Nonetheless, there is admirable painting on display. Paula Rego effortlessly commands a central room in the main pavilion at the Giardini. No surprise there. But other fine paintings to be seen were unknown, at least to me, such as the jewel-bright, mesmerisingly detailed little pictures by Raqib Shaw at the Ca’ Pesaro. These mingle views of contemporary London with fairy-tale gardens and, especially for this occasion, coded references to Tintoretto and Giorgione.
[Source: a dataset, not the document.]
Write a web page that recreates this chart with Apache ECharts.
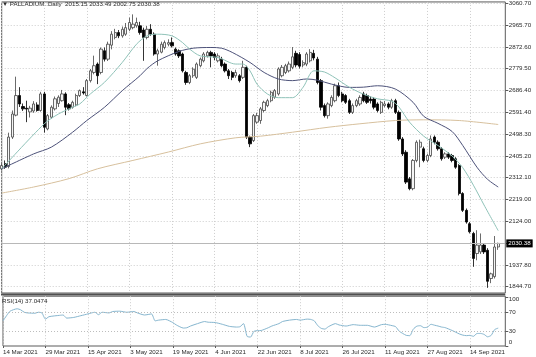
<!DOCTYPE html>
<html><head><meta charset="utf-8">
<script src="https://cdn.jsdelivr.net/npm/echarts@6/dist/echarts.min.js"></script>
<style>html,body{margin:0;padding:0;background:#fff}#c{width:536px;height:357px}</style>
</head><body><div id="c"></div>
<script>
const symbolName = 'PALLADIUM..Daily';
const tickLabels = ['14 Mar 2021','29 Mar 2021','15 Apr 2021','3 May 2021','19 May 2021','4 Jun 2021','22 Jun 2021','8 Jul 2021','26 Jul 2021','11 Aug 2021','27 Aug 2021','14 Sep 2021'];
const barsPerLabel = 12;
const slotCount = 143;
const priceTicks = [1844.7,1937.8,2030.9,2124.0,2219.0,2312.1,2405.2,2498.3,2591.4,2686.4,2779.5,2872.6,2965.7,3060.7];
const priceLabels = [1844.7,1937.8,2124.0,2219.0,2312.1,2405.2,2498.3,2591.4,2686.4,2779.5,2872.6,2965.7,3060.7];
const rsiTicks = [0,30,70,100];
const rsiLevels = [30,70];

const opens = [2350,2372,2360,2486,2580,2664,2617,2610,2594,2598,2624,2600,2671,2521,2571,2607,2630,2642,2671,2625,2614,2624,2664,2680,2664,2728,2763,2799,2763,2856,2820,2880,2913,2934,2920,2927,2948,2955,2963,2963,2945,2913,2948,2927,2842,2850,2870,2884,2891,2863,2856,2842,2763,2720,2749,2742,2792,2813,2834,2849,2842,2813,2820,2799,2770,2763,2749,2749,2742,2785,2486,2471,2550,2557,2600,2621,2642,2657,2671,2749,2763,2770,2785,2845,2840,2795,2799,2813,2845,2820,2728,2621,2578,2621,2642,2706,2671,2664,2642,2592,2621,2628,2671,2664,2649,2649,2628,2592,2621,2628,2614,2642,2592,2478,2421,2307,2265,2386,2443,2436,2386,2407,2486,2464,2436,2400,2414,2407,2393,2364,2244,2172,2115,2073,1987,1994,2023,2001,1880,1888,2015.15];
const closes = [2364,2357,2486,2585,2664,2628,2607,2606,2610,2628,2600,2671,2528,2578,2614,2650,2657,2671,2614,2607,2635,2664,2685,2675,2728,2770,2792,2749,2863,2820,2884,2927,2934,2920,2948,2955,2977,2970,2977,2934,2913,2948,2927,2842,2856,2884,2891,2891,2877,2842,2834,2770,2720,2749,2777,2799,2820,2842,2849,2834,2827,2834,2792,2770,2749,2742,2763,2728,2785,2486,2457,2578,2578,2607,2635,2642,2678,2685,2778,2785,2792,2799,2830,2795,2790,2805,2842,2849,2825,2720,2614,2578,2628,2656,2706,2664,2642,2635,2592,2621,2642,2656,2642,2635,2642,2614,2600,2635,2628,2614,2642,2592,2478,2414,2293,2265,2386,2464,2464,2386,2407,2478,2464,2436,2393,2414,2400,2386,2357,2244,2172,2122,2080,1966,2023,2023,1994,1868,1900,2015,2030.38];
const lows = [2343,2350,2352,2478,2575,2615,2598,2550,2570,2590,2595,2595,2505,2515,2565,2600,2615,2638,2580,2600,2608,2618,2658,2668,2660,2720,2755,2713,2755,2810,2812,2862,2905,2910,2912,2920,2940,2948,2955,2925,2813,2905,2920,2835,2792,2845,2862,2875,2870,2835,2825,2763,2710,2713,2740,2735,2785,2806,2827,2785,2815,2806,2785,2763,2735,2730,2740,2720,2735,2478,2443,2465,2543,2543,2592,2614,2635,2650,2664,2742,2756,2763,2777,2785,2780,2785,2790,2806,2815,2712,2600,2570,2565,2614,2635,2657,2635,2628,2585,2585,2614,2620,2635,2628,2630,2605,2592,2585,2614,2605,2607,2585,2470,2405,2285,2258,2258,2378,2357,2378,2378,2400,2455,2428,2385,2392,2392,2378,2350,2236,2165,2115,2073,1930,1958,1985,1985,1840,1860,1880,2002.75];
const highs = [2372,2386,2505,2600,2745,2700,2630,2642,2620,2640,2635,2680,2680,2585,2622,2660,2665,2688,2678,2632,2642,2672,2690,2700,2735,2778,2835,2806,2870,2870,2895,2940,2950,2945,2960,2975,2998,3012,2998,2980,2955,2962,2970,2935,2865,2895,2900,2905,2913,2870,2862,2848,2770,2756,2785,2806,2827,2850,2856,2856,2850,2845,2830,2806,2778,2770,2775,2756,2813,2792,2492,2585,2590,2615,2642,2650,2685,2692,2785,2795,2800,2810,2872,2856,2850,2815,2850,2863,2860,2830,2735,2630,2635,2665,2715,2720,2680,2670,2650,2630,2650,2665,2680,2672,2660,2657,2635,2642,2640,2635,2650,2650,2600,2486,2430,2315,2392,2472,2475,2445,2415,2493,2493,2472,2443,2421,2421,2414,2400,2370,2250,2180,2122,2080,2087,2073,2030,2010,1905,2062,2033.49];

// moving averages: [bar, value]
const fastMaPoints = [[0,2350],[12,2543],[16,2585],[20,2614],[22,2628],[25,2671],[29,2721],[34,2806],[38,2884],[41,2920],[44,2927],[48,2920],[51,2891],[53,2863],[56,2834],[61,2827],[66,2799],[68,2799],[70,2770],[72,2713],[75,2670],[78,2655],[82,2655],[85,2700],[88,2770],[91,2765],[94,2740],[98,2700],[102,2670],[106,2650],[110,2640],[112,2615],[115,2550],[119,2490],[123,2450],[127,2405],[130,2355],[133,2280],[136,2195],[140,2085]];
const slowMaPoints = [[0,2350],[9,2414],[14,2443],[20,2507],[24,2557],[29,2614],[34,2685],[39,2749],[41,2780],[44,2813],[50,2853],[54,2867],[59,2870],[62,2867],[65,2849],[70,2806],[74,2763],[78,2735],[82,2728],[86,2735],[89,2730],[93,2713],[98,2699],[102,2700],[106,2706],[111,2692],[116,2635],[119,2575],[123,2545],[127,2510],[130,2450],[134,2357],[137,2305],[140,2272]];
const longMaPoints = [[0,2246],[9,2272],[19,2308],[27,2350],[37,2386],[47,2422],[56,2457],[66,2483],[73,2490],[82,2507],[92,2528],[101,2543],[111,2557],[119,2560],[129,2557],[140,2540]];
const rsiPoints = [[0,52],[1,62.7],[2,72],[4,77],[5,74.8],[6,69.8],[7,68.4],[9,67.7],[10,69.8],[11,68.4],[12,55.6],[13,60.6],[16,63.4],[17,64.1],[18,57.7],[20,59.1],[22,62.7],[24,66.3],[25,68.4],[26,69.8],[27,64.8],[28,69.8],[30,68.4],[31,71.3],[33,72],[35,69.8],[37,71.3],[38,68.4],[40,64.1],[42,66.3],[43,52],[44,53.5],[46,54.9],[48,48.5],[49,43.5],[51,37.1],[52,37.8],[53,41.3],[55,46.3],[57,50.6],[58,49.2],[60,48.5],[62,44.9],[64,40.6],[66,39.2],[67,39.9],[68,46.3],[69,20],[70,18.5],[71,30.7],[73,32.1],[75,37.8],[76,41.3],[78,46.3],[79,50.6],[81,53.5],[83,54.9],[84,53.5],[86,55.6],[87,55],[88,52],[89,42],[90,36.4],[91,35],[92,40],[94,46.3],[95,43.5],[97,41.3],[99,44.2],[101,42.8],[103,42.8],[105,39.2],[107,44.2],[108,44.9],[110,42.1],[111,40],[112,30.7],[113,26],[114,22],[115,21.4],[116,35],[117,41],[118,42],[119,38],[120,39],[121,44.9],[122,43],[123,41.3],[124,39.2],[125,38],[127,32],[128,28.5],[129,25],[130,22.5],[131,21.4],[132,22],[133,20],[134,26],[135,26],[136,24],[137,19],[138,22],[139,34],[140,37.0474]];

const categories = Array.from({length: slotCount}, (_, i) => String(i));
function sparse(points){ const a = new Array(slotCount).fill(null); points.forEach(p => { a[p[0]] = p[1]; }); return a; }
const candleData = opens.map((o, i) => [o, closes[i], lows[i], highs[i]]);
const last = candleData.length - 1;
const lastRsi = rsiPoints[rsiPoints.length - 1][1];

const font = '"Liberation Sans", Arial, sans-serif';
const fs = 6.2;
const txt = '#2b2b2b';
const gridLineStyle = {color: '#cdcdcd', type: [1, 2], width: 1};
const G = {left: 1.7, width: 503.6};

const chart = echarts.init(document.getElementById('c'), null, {renderer: 'canvas', width: 536, height: 357});
chart.setOption({
  animation: false,
  backgroundColor: '#ffffff',
  textStyle: {fontFamily: font},
  title: {
    text: '\u25BC ' + symbolName + '  ' + [opens[last], highs[last], lows[last], closes[last]].map(v => v.toFixed(2)).join(' '),
    left: 2, top: 1.5, padding: 0,
    textStyle: {fontSize: fs, fontWeight: 'normal', color: txt, fontFamily: font}
  },
  graphic: [
    {type: 'rect', shape: {x: 1, y: 293.5, width: 504.3, height: 2}, style: {fill: '#505050'}, z: 10},
    {type: 'text', left: 2, top: 298.2, style: {text: 'RSI(14) ' + lastRsi.toFixed(4), fontSize: fs, fill: txt, fontFamily: font}, z: 10}
  ],
  grid: [
    {left: G.left, top: 1, width: G.width, height: 292, show: true, borderColor: '#5a5a5a', borderWidth: 1},
    {left: G.left, top: 296.2, width: G.width, height: 49.8, show: true, borderColor: '#5a5a5a', borderWidth: 1}
  ],
  xAxis: [
    {type: 'category', gridIndex: 0, data: categories, boundaryGap: false,
     axisLine: {show: false}, axisTick: {show: false}, axisLabel: {show: false},
     splitLine: {show: true, interval: barsPerLabel - 1, lineStyle: gridLineStyle}},
    {type: 'category', gridIndex: 1, data: categories, boundaryGap: false,
     axisLine: {show: false},
     axisTick: {show: true, interval: barsPerLabel - 1, length: 2, lineStyle: {color: '#5a5a5a'}},
     axisLabel: {show: true, interval: barsPerLabel - 1, align: 'left', margin: 3, fontSize: fs, color: txt, fontFamily: font,
       formatter: (v, i) => (i % barsPerLabel === 0 && tickLabels[i / barsPerLabel]) ? tickLabels[i / barsPerLabel] : ''},
     splitLine: {show: true, interval: barsPerLabel - 1, lineStyle: gridLineStyle}}
  ],
  yAxis: [
    {type: 'value', gridIndex: 0, position: 'right', min: 1817.8, max: 3065.2,
     axisLine: {show: false},
     axisTick: {show: true, length: 3, lineStyle: {color: '#5a5a5a'}, customValues: priceTicks},
     axisLabel: {show: true, customValues: priceLabels, formatter: v => Number(v).toFixed(2), margin: 3.5, fontSize: fs, color: txt, fontFamily: font},
     splitLine: {show: true, lineStyle: gridLineStyle}},
    {type: 'value', gridIndex: 1, position: 'right', min: 0, max: 103,
     axisLine: {show: false},
     axisTick: {show: true, length: 3, lineStyle: {color: '#5a5a5a'}, customValues: rsiTicks},
     axisLabel: {show: true, customValues: rsiTicks, margin: 3.5, fontSize: fs, color: txt, fontFamily: font,
       formatter: v => v === 100 ? '{t|100}' : (v === 0 ? '{b|0}' : String(v)),
       rich: {t: {padding: [4, 0, 0, 0], fontSize: fs, color: txt, fontFamily: font}, b: {padding: [0, 0, 7, 0], fontSize: fs, color: txt, fontFamily: font}}},
     splitLine: {show: false}}
  ],
  series: [
    {type: 'candlestick', name: 'PALLADIUM', xAxisIndex: 0, yAxisIndex: 0, data: candleData, barWidth: 2.8, z: 2,
     itemStyle: {color: '#f4f4f4', color0: '#000000', borderColor: '#454545', borderColor0: '#000000', borderWidth: 0.8},
     markLine: {symbol: ['none', 'none'], silent: true, animation: false,
       data: [{yAxis: closes[last]}],
       lineStyle: {color: '#b8b8b8', type: 'solid', width: 1},
       label: {show: true, position: 'end', distance: 1, formatter: p => Number(p.value).toFixed(2), backgroundColor: '#000', color: '#fff', fontSize: fs, padding: [1, 2, 1, 2], fontFamily: font}}},
    {type: 'line', name: 'MA long', xAxisIndex: 0, yAxisIndex: 0, data: sparse(longMaPoints), connectNulls: true, smooth: 0.3, showSymbol: false, z: 3,
     lineStyle: {color: '#d7c09d', width: 1}},
    {type: 'line', name: 'MA slow', xAxisIndex: 0, yAxisIndex: 0, data: sparse(slowMaPoints), connectNulls: true, smooth: 0.3, showSymbol: false, z: 3,
     lineStyle: {color: '#4d5279', width: 1}},
    {type: 'line', name: 'MA fast', xAxisIndex: 0, yAxisIndex: 0, data: sparse(fastMaPoints), connectNulls: true, smooth: 0.3, showSymbol: false, z: 3,
     lineStyle: {color: '#8fc2b8', width: 1}},
    {type: 'line', name: 'RSI(14)', xAxisIndex: 1, yAxisIndex: 1, data: sparse(rsiPoints), connectNulls: true, smooth: 0.2, showSymbol: false,
     lineStyle: {color: '#86b6cf', width: 1},
     markLine: {symbol: ['none', 'none'], silent: true, animation: false, label: {show: false},
       data: rsiLevels.map(v => ({yAxis: v})), lineStyle: {color: '#bdbdbd', type: [1, 2], width: 1}}}
  ]
});
</script>
</body></html>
The works of the West Coast American artist Mary Weatherford, exhibited at the Palazzo Grimani, attempt to mix a media you wouldn’t think would blend at all. They consist of loose, washy abstract painting plus tubes of neon electric light. The latter snake across the canvases like lightning strikes. I’m still thinking about these – so at least they are memorable.
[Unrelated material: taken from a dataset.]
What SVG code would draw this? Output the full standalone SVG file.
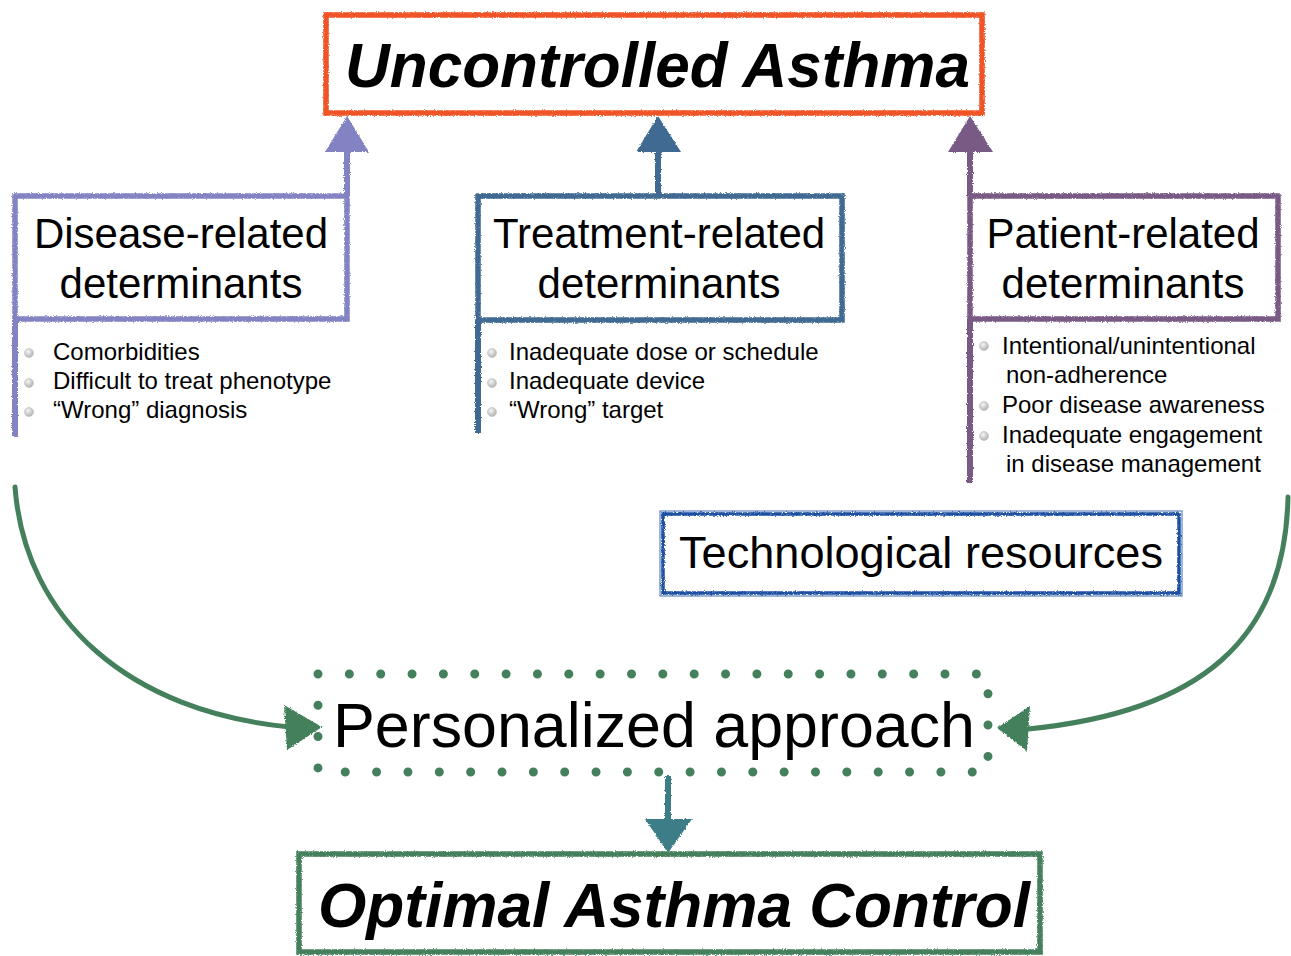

Weatherford’s works cross the traditional (and often infringed) border between painting and sculpture. This is also the territory of Anish Kapoor’s twin exhibitions, one at the Accademia the other at Palazzo Manfrin, a run-down Piranesi-esque structure near the station.
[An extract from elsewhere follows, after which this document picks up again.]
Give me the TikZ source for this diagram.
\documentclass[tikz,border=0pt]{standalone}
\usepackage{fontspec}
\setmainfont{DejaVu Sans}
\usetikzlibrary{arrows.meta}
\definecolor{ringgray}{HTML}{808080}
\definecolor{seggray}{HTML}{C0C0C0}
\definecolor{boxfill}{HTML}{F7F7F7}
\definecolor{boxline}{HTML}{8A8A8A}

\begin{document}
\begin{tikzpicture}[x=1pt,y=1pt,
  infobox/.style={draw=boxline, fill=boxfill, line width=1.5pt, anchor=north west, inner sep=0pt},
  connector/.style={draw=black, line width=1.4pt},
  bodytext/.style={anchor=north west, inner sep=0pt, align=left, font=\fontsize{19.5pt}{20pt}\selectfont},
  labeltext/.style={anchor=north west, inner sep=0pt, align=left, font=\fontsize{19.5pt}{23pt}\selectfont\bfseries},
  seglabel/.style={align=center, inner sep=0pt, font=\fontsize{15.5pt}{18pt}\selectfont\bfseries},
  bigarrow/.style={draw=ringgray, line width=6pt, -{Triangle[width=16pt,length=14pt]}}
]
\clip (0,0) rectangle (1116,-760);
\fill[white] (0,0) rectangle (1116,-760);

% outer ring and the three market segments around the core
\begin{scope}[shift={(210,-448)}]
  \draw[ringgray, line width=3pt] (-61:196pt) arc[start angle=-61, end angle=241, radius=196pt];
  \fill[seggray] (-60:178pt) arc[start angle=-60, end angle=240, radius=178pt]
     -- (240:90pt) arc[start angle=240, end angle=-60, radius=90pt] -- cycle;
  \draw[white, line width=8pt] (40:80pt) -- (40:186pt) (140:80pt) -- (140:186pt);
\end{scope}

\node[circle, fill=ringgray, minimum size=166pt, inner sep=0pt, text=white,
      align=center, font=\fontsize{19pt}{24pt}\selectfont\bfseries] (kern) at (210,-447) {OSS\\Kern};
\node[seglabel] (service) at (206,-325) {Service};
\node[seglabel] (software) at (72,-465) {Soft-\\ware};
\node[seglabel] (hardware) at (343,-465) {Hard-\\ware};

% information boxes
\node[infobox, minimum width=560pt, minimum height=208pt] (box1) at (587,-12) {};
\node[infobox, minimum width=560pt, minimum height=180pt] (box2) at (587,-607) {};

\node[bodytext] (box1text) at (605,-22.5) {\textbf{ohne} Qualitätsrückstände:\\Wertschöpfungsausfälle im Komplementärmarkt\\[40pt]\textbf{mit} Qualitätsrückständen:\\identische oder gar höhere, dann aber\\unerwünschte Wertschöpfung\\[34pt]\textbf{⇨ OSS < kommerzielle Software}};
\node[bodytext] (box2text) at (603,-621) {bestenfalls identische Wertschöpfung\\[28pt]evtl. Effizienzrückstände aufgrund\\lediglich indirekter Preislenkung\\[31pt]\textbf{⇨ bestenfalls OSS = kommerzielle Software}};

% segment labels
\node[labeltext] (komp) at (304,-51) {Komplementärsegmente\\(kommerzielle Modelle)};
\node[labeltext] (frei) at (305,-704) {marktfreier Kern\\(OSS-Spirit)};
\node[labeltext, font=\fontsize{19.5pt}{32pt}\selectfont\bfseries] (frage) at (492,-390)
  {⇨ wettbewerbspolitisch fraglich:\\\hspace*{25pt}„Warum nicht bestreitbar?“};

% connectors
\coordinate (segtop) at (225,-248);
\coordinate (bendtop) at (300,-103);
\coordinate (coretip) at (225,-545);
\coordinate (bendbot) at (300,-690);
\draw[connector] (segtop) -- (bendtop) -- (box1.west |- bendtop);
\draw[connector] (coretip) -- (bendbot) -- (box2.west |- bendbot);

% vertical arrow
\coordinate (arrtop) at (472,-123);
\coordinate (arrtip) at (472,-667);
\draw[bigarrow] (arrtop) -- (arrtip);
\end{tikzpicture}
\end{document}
Some of Kapoor’s new works play tricks with perception. He has had developed a pigment that is apparently the deepest midnight dark of all blacks, trapping almost all light. When you look straight at a shape coated in this, you are aware of just a flat shape like a simple, geometric picture. Only when you move to the side do you discover that you’ve really been contemplating a miniature pyramid or a bulging half-sphere.

These black sculpture/paintings are genuinely astonishing. But when Kapoor goes over to the other side of the frontier and paints actual pictures – mainly of wounds, vaginas and dripping gore – the magic evaporates completely. His talent, it seems to me, lies in ambiguity, the way he can make you unsure of just what you are seeing.

In the Piazza San Marco there is a delightful little exhibition in the vintage Olivetti typewriter shop, a minor masterpiece by the 20th-century Venetian architect Carlo Scarpa. This makes a perfect venue for a selection of small sculptures and drawings by Antony Gormley and the 20th-century Italian-Argentinian artist Lucio Fontana (1899-1968).

The revelations are, firstly, that Fontana, who is best known for the paintings he decisively sliced through with a knife, was at heart a sculptor preoccupied by ideas about space; and also how much Gormley has in common not only with Fontana but also with Scarpa’s spare architecture.

Upstairs from the Olivetti shop in the rooms of Procuratie vecchie, recently restored by the architect David Chipperfield, there is an exhibition of work by the American artist Louise Nevelson (1899-1988). Her art was confected out of found pieces of turned and carved wood which accumulated into room-sized objects resembling cupboards, boxes, altarpieces and idols. These were then painted matt black, white or perhaps gold. Nevelson, one discovers, was born in Ukraine, and with that in mind her sculptures look Eastern European as well as American: there’s a touch of Brancusi about them as well as a feeling of New York.

The atmospherically crumbly Scuola Grande della Misericordia is the venue for a poignant show, This is Ukraine: Defending Freedom, containing, among other things, works by Maria Prymachenko, a beguiling folk painter some of whose pictures have been destroyed in the current war. The contrast between this and the Russian Pavilion, shut up and dark, demonstrates how even as we watch, the world is always changing – except Venice, that is, which somehow always manages to remain the same.